On Oct. 29, ECO Jason Powers received a phone call from a fisherman concerned about another fisherman who was using a treble hook to snag fish on Eighteen Mile Creek in Newfane. Powers was already at the Burt Dam working a plainclothes fishing detail at the time of the phone call. He immediately made his way toward the subject in question and began fishing next to him. At first the fisherman was using a legal bait, but after approximately 10 minutes he walked to his tackle box and put on an illegal treble hook. Powers watched him for several minutes while the fisherman attempted to snag fish with the illegal hook. The ECO then identified himself and the fisherman was issued a ticket for using a treble hook in prohibited waters and for illegal snatching. The fisherman was scheduled to answer the citations in Newfane town court.
Emerald ash borer detail
ECO Darci Dougherty was assigned to an emerald ash borer detail. The officers had set up a road check, looking for vehicle and traffic infractions as well as vehicles transporting firewood. As a small pickup approached Dougherty, she noticed it had a yellow inspection sticker in its window, indicating that it had expired two years ago. The officer pulled the driver over and interviewed him and checked his vehicle paperwork. Upon contacting central dispatch to check the driver’s license, she learned his driving privileges were suspended in Florida indefinitely. Dougherty detained the driver until his company was able to send a legally licensed driver to drive the truck back to the shop, and the driver was released with two appearance tickets returnable to Chautauqua town court.
Trespass at Adirondack Mountain Reserve
On the opening day of Northern Zone firearms deer and bear season, ECO Phelps received a complaint from the director of security at the Adirondack Mountain Reserve, a private preserve that serves as the eastern trailhead to the Great Range, among other High Peaks. The preserve restricts activity to hiking only along its trails to access the High Peaks. The director of security encountered a New York City man carrying a rifle who wanted to hunt deer at the Ausable Lakes, which are privately owned. The man was advised by security that hunting is not permitted at that location and that all firearms must be broken down to be taken onto the property. The would-be hunter turned around and walked back to his vehicle, but between the guard post and his vehicle he went into the woods to continue his intended journey. The man was encountered by security staff coming off of a popular hiking trail to Noonmark Mountain later in the day with rifle in tow. Phelps responded and issued the man two tickets, one for trespassing while engaged in hunting and one for possessing a firearm on the Adirondack Mountain Reserve. The director of security told the officer that in more than 30 years at the preserve, he had never had a hunter trespass on the property after being advised of the rules and regulations.
Hurricane Sandy response
Region 5 ECOs responded to Long Island to assist victims of Hurricane Sandy. They, along with ECOS from other regions throughout the state, conducted patrols on foot, ATVs and boats. They assisted with distribution of food and supplies at FEMA centers, conducted traffic light details and provided security at gas stations and against looting in hard-to-reach locations.

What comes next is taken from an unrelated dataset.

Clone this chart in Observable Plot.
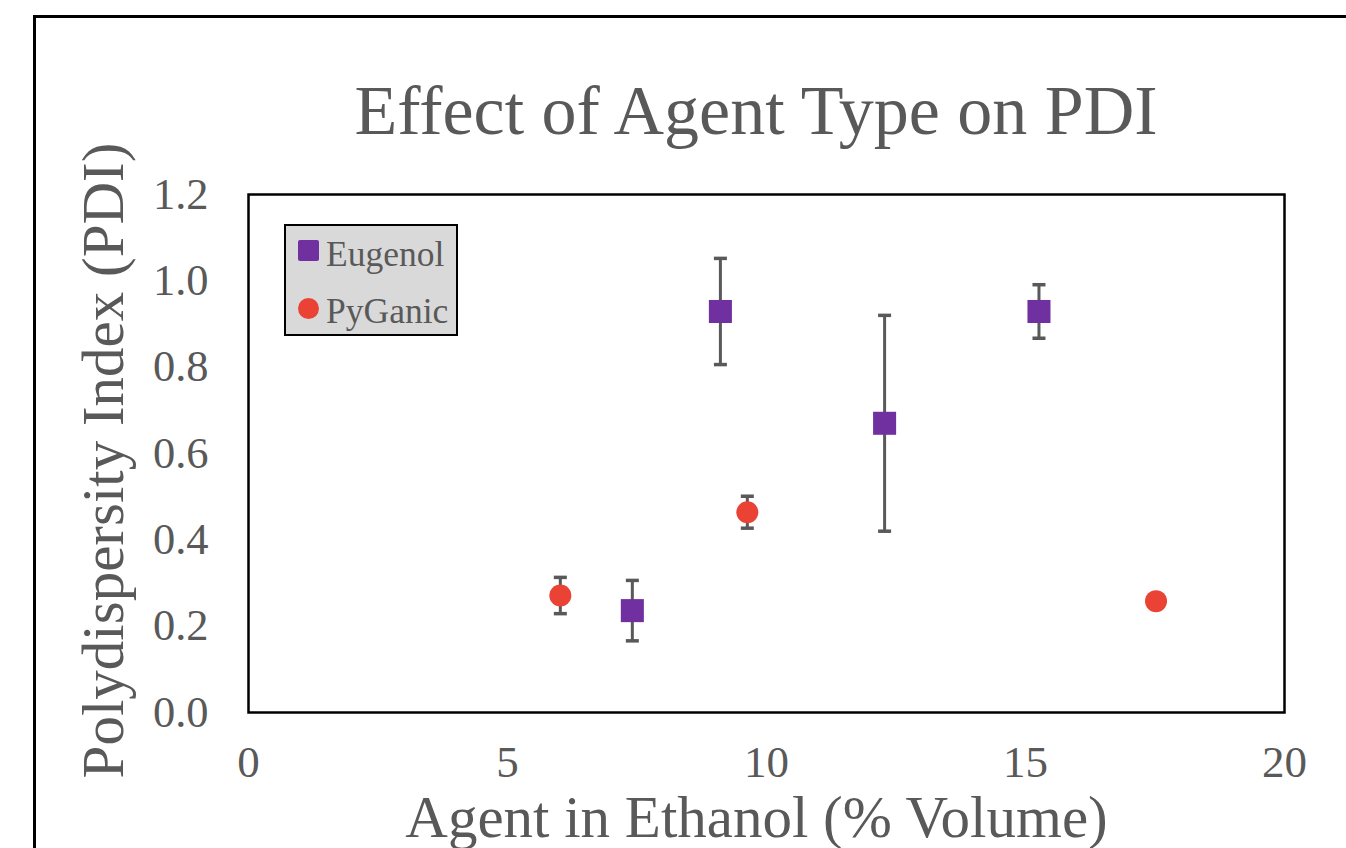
<!DOCTYPE html>
<html><head><meta charset="utf-8">
<script src="https://cdn.jsdelivr.net/npm/d3@7"></script>
<script src="https://cdn.jsdelivr.net/npm/@observablehq/plot@0.6"></script>
<style>
html,body{margin:0;padding:0;background:#fff;overflow:hidden;width:1346px;height:848px}
#wrap{position:relative;width:1346px;height:848px;font-family:"Liberation Serif","Times New Roman",serif;color:#595959}
#chart{position:absolute;left:0;top:0}
#border{position:absolute;left:33px;top:15px;width:1400px;height:900px;border:3px solid #000;box-sizing:border-box;pointer-events:none}
#title{position:absolute;left:0;top:76px;width:1512px;text-align:center;font-size:70px;line-height:1;white-space:nowrap}
#legend{position:absolute;left:284px;top:224px;width:174px;height:112px;background:#d9d9d9;border:2px solid #000;box-sizing:border-box}
.lg{position:absolute;left:40px;font-size:35.5px;line-height:1;white-space:nowrap}
.sw{position:absolute;left:12px;width:21px;height:21px}
</style>
</head><body>
<div id="wrap">
  <div id="chart"></div>
  <div id="title"></div>
  <div id="legend"></div>
  <div id="border"></div>
</div>
<script>
const titleText = "Effect of Agent Type on PDI";
const xLabel = "Agent in Ethanol (% Volume)";
const yLabel = "Polydispersity Index (PDI)";
const xTicks = [0, 5, 10, 15, 20];
const yTicks = [0, 0.2, 0.4, 0.6, 0.8, 1.0, 1.2];
const seriesNames = ["Eugenol", "PyGanic"];
const seriesColors = ["#7030A0", "#EA4335"];

const eugenolX = [7.41, 9.11, 12.28, 15.26];
const eugenolY = [0.236, 0.929, 0.670, 0.929];
const eugenolErr = [0.070, 0.123, 0.250, 0.062];

const pyganicX = [6.02, 9.63, 17.52];
const pyganicY = [0.271, 0.464, 0.258];
const pyganicErr = [0.042, 0.037, 0];

const eug = eugenolX.map((x, i) => ({x, y: eugenolY[i], err: eugenolErr[i]}));
const pyg = pyganicX.map((x, i) => ({x, y: pyganicY[i], err: pyganicErr[i]}));
const all = [...eug, ...pyg].filter(d => d.err > 0);
const caps = all.flatMap(d => [{x: d.x, y: d.y - d.err}, {x: d.x, y: d.y + d.err}]);

const capSymbol = {
  draw(ctx, size) {
    const r = Math.sqrt(size / Math.PI);
    ctx.moveTo(-r, 0);
    ctx.lineTo(r, 0);
  }
};

const ink = "#595959";
const font = "Liberation Serif";

const chart = Plot.plot({
  width: 1346, height: 848,
  marginLeft: 248, marginRight: 62, marginTop: 194, marginBottom: 136,
  style: {background: "transparent", fontFamily: font, color: ink},
  x: {domain: [0, 20]},
  y: {domain: [0, 1.2]},
  marks: [
    Plot.axisX({ticks: xTicks, tickSize: 0, tickPadding: 33, fontSize: 45, label: null, tickFormat: d3.format("d")}),
    Plot.axisY({ticks: yTicks, tickSize: 0, tickPadding: 40, fontSize: 44.5, label: null, tickFormat: d3.format(".1f")}),
    Plot.text([xLabel], {text: d => d, frameAnchor: "bottom", textAnchor: "middle", lineAnchor: "middle", dy: 106, dx: -10, fontSize: 59, fill: ink}),
    Plot.text([yLabel], {text: d => d, frameAnchor: "left", textAnchor: "middle", lineAnchor: "middle", rotate: -90, dx: -144, dy: 7, fontSize: 59, fill: ink}),
    Plot.frame({stroke: "#000", strokeWidth: 2.5}),
    Plot.ruleX(all, {x: "x", y1: d => d.y - d.err, y2: d => d.y + d.err, stroke: ink, strokeWidth: 3}),
    Plot.dot(caps, {x: "x", y: "y", symbol: capSymbol, r: 6.5, stroke: ink, strokeWidth: 3.5}),
    Plot.dot(eug, {x: "x", y: "y", symbol: "square", r: 13, fill: seriesColors[0], stroke: "none"}),
    Plot.dot(pyg, {x: "x", y: "y", symbol: "circle", r: 11, fill: seriesColors[1], stroke: "none"})
  ]
});
document.getElementById("chart").appendChild(chart);
document.getElementById("title").textContent = titleText;

const lg = document.getElementById("legend");
const rows = [{top: 14, text: 11, round: "2px"}, {top: 72, text: 68, round: "50%"}];
seriesNames.forEach((name, i) => {
  const sw = document.createElement("div");
  sw.className = "sw";
  sw.style.top = rows[i].top + "px";
  sw.style.background = seriesColors[i];
  sw.style.borderRadius = rows[i].round;
  lg.appendChild(sw);
  const t = document.createElement("div");
  t.className = "lg";
  t.style.top = rows[i].text + "px";
  t.textContent = name;
  lg.appendChild(t);
});
</script>
</body></html>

ECOs Sherry, Worden, Lakeman, Schoonover, Murphy, Malone, Ryan, and Lucas were deployed to Long Island to assist with Hurricane Sandy relief. They were among many other officers that responded to Long Island from all over the state.
The officers were tasked with a variety of support jobs. The officers provided support to Suffolk Police Department for traffic control, looting patrols, security patrols and assisted with a variety of arrests. Officers worked the emergency operations center, answering the numerous calls for assistance. Officers provided support to many areas of Long Island with boat and ATV patrols. ATV patrols were used in the more severely damaged areas of Long Island, including Fire Island. The ATV and boat patrols assisted local police departments with security, looting enforcement and the health and safety of the Long Island people.
Youth waterfowl hunt
On Oct. 12, ECOs Scott Sincebaugh and Scott Angotti provided instruction to six youth hunters as part of the second annual Youth Waterfowl Hunt at the Montezuma National Wildlife Refuge. The ECOs spoke to the hunters and their mentors about the hunt the next day and stressed the safety aspects of the hunt. The following morning, Sincebaugh, Angotti and ECO Mark Colesante met everyone at the refuge check station and gave them their hunting assignments for the day. During the hunt, the six youth hunters shot a total of 18 ducks and two geese, with each hunter harvesting at least two ducks. After the morning hunt was over, everyone met back at the check station for pictures and storytelling. The program is made possible through donations from the New York Conservation Officer’s Association, The Montezuma National Wildlife Refuge and the Seneca County Sportsmen’s Federation. Through the generosity of the sponsors each youth hunter received a box of shells, six mallard decoys and food during the event.
Nabbed at the border
ECO Steve Farrand was investigating a turkey hunting complaint when he overheard the state police dispatch a car to Cook Road in Troupsburg. Dispatch reported a man was attempting to break into a house and the subject was using an axe trying to break through locked doors. The complainant reported he intended to shoot the man if he broke through the door. Farrand was closer to the residence than the trooper and advised dispatch he would respond. Dispatch updated the responding officers, noting the suspect had been in a physical altercation with his father at their home in Tioga, Pa., earlier that day and had fled the scene and gotten into New York ahead of two Pa. state troopers who were responding to the family dispute. The next update indicated the subject had left the Cook Road residence and was suspected of heading back to Pennsylvania. Knowing the most direct route from Cook Road to Pennsylvania, Farrand staged near the border, attempting to head-off the suspect. He soon saw the suspect vehicle approaching and was able to pull the vehicle over and take the man into custody. Farrand turned suspect over to Trooper Joe Livingston. State police arrested the man on several charges, including three counts of criminal mischief 4th degree and criminal trespass 2nd degree. After arraignment, the suspect was remanded to the Steuben County Jail on $2,000 bail.